I'd like to thank pdp for giving me the opportunity to write a blog post. I'd like to use this post to discuss the various methods JavaScript can use to make HTTP requests. Each method has its own pros and cons that lend themselves to be used in different situations. We will ignore using JavaScript coupled with extra technologies such as Java applets or Flash and focus entirely on native JavaScript objects (or objects provided through ActiveX) and the DOM environment. I'm sure there are others and I hope this post can serve as a starting point for a larger project to collect information and techniques about how JavaScript is used to perform various malware tasks like propagating worms and instigating data theft.
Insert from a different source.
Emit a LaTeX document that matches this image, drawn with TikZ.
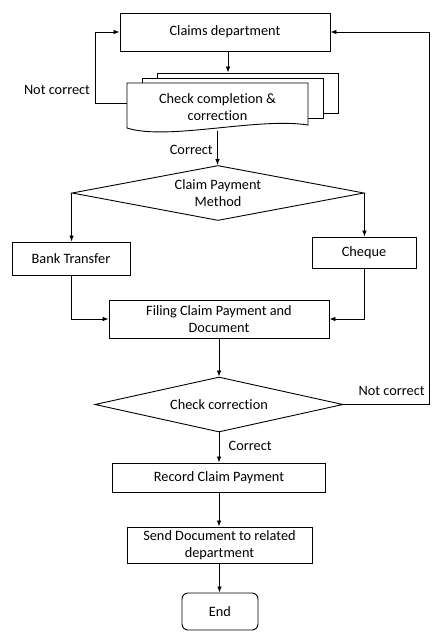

One method JavaScript can use to send HTTP requests is creating HTML tags using the document.createElement function. There are all sorts of HTML tags/attributes pairs that will issue an HTTP request when rendered by the browser. There are the obvious ones like IMG+src, but also obscure ones like TABLE+background or INPUT+src. All of these tags issue a so-called "blind" request, meaning that JavaScript is not capable of seeing the response. This method can also be used only to issue GET requests. This makes the method is a good way to send information in the query string one way to a 3rd party such as a 3rd party site to collect stolen cookies. However, blind GETs are limited in the amount of data they can send to a 3rd party through the query string by the allowed length of a URL. While there are no explicit limits defined in any RFC, anything more than 2K to 4K is pushing it. This method can also be used as an XSRF attack vector. JavaScript could be used with a timer to create multiple blind GET requests that are necessary to walk through a multiple stage process such as a money transfer.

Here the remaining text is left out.